Incorporating Easter eggs into physical design may be elaborate, but making them part of the workplace experience doesn’t have to be. Fostering an office pet, transforming your office roof or courtyard into a community garden, changing jokes regularly on a board in the break room, catering dinner when a team works late to meet a deadline, giving silly awards, delivering meeting agendas in AI-generated “Yoda-speak,” and mixing up the input (smells, tastes, sounds, etc.) in multisensory design can all achieve the dual goals of “surprise and delight,” without construction renovations or a lot of expense. These are the types of daily moments that make coming to the future workplace meaningful and worthwhile, that help employees cohere as a team, and that ensure “going to the office” offers something you can’t get through working at home or from a coffee shop.

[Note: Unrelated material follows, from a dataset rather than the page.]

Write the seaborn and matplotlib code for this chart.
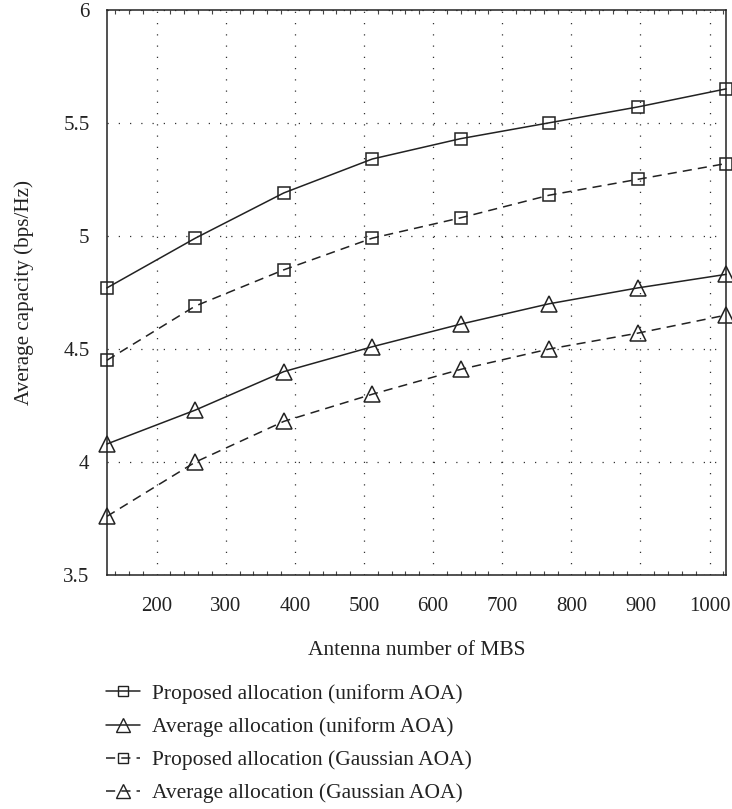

In March of 2020, we were deep in quarantine, and PLASTARC was focused on how to stay happy and healthy working from home. We were also curious about how social data would be used by AI in designing better buildings. The following year, we were busy collecting our own data. We wanted to know what people expect from their workplaces, as the world regained a sense of normalcy. Last March, we knew that not everyone is coming back to the office five days a week, so we hosted a webinar about making time in the office intentional.